**Extracted records**
↓
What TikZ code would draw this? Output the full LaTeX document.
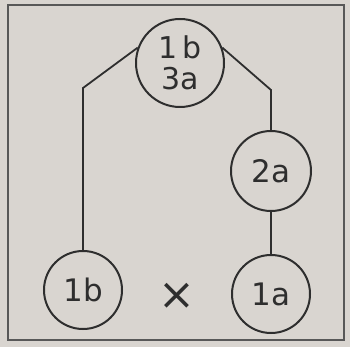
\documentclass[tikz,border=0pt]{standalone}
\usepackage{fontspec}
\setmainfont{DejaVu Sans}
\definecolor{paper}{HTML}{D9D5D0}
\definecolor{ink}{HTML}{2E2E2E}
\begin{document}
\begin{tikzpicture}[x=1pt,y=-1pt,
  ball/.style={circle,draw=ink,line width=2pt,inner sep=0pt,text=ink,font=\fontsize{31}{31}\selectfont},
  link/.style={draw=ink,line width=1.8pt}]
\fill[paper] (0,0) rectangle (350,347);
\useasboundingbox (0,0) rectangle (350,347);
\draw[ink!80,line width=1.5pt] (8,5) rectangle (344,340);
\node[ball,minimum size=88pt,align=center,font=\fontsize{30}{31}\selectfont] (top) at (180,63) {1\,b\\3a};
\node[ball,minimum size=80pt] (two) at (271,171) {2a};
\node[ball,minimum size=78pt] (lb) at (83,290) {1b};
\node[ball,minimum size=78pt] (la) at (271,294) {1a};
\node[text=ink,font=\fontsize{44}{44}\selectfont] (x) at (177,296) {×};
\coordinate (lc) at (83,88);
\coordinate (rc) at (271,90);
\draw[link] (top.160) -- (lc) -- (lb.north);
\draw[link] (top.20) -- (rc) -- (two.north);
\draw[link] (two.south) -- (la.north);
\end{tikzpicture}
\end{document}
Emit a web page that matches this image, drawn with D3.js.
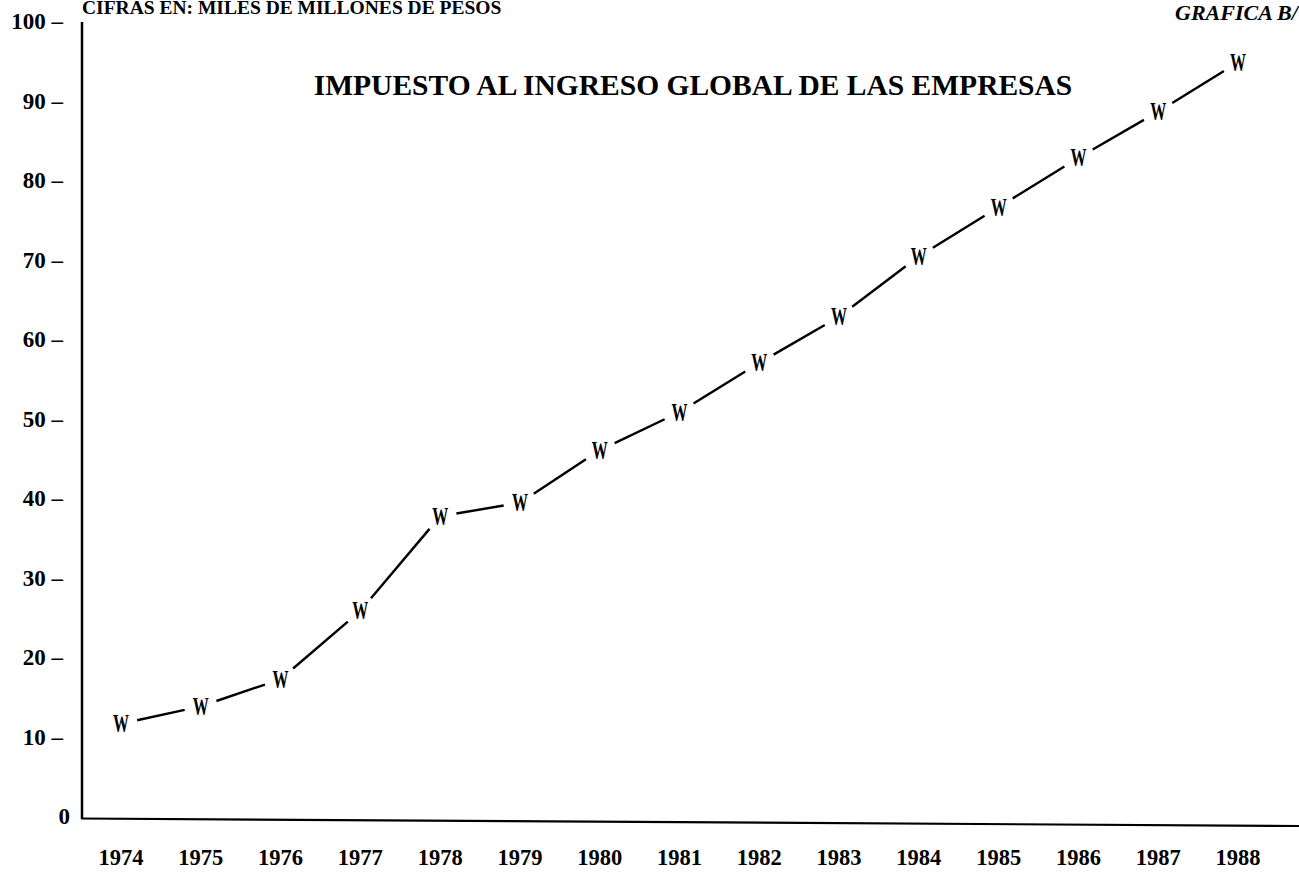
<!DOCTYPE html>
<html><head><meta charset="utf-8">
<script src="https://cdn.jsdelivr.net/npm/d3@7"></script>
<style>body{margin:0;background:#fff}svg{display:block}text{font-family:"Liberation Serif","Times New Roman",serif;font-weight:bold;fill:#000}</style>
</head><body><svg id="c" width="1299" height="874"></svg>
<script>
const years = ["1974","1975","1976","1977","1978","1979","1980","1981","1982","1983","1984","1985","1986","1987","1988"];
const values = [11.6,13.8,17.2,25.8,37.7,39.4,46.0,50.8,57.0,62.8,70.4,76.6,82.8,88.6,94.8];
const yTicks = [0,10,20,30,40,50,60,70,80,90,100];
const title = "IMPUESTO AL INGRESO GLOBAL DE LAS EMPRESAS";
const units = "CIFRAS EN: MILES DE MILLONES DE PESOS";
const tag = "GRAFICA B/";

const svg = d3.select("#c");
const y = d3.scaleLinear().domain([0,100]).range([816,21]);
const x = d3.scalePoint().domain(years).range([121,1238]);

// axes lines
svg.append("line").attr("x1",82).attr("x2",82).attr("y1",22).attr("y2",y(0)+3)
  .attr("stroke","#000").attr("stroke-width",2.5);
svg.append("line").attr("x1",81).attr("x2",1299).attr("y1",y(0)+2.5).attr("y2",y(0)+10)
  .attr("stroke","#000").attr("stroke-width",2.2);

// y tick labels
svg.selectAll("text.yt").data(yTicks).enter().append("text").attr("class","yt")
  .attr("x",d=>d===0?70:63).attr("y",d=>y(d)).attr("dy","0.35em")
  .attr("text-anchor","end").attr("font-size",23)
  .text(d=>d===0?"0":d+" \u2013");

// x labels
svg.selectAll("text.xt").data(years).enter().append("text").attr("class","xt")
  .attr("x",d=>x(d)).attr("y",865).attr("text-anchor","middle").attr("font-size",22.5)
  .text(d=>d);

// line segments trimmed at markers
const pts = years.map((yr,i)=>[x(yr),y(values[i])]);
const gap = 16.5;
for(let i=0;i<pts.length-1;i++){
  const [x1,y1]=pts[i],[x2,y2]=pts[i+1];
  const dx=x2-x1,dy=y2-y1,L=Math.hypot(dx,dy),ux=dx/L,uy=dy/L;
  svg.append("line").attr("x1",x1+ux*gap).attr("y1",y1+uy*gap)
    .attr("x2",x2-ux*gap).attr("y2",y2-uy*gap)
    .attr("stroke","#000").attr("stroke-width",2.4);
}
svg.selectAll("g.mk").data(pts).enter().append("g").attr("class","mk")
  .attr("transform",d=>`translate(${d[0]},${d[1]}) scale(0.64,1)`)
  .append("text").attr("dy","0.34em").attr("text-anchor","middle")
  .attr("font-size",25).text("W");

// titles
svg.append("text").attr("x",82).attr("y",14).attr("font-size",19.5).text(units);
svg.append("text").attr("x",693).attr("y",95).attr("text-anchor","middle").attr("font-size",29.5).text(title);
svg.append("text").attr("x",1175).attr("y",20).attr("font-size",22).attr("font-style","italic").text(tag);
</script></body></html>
↑
Copy all lines from the material that contain "this".

What TikZ code would draw this? Output the full LaTeX document.
Emit a web page that matches this image, drawn with D3.js.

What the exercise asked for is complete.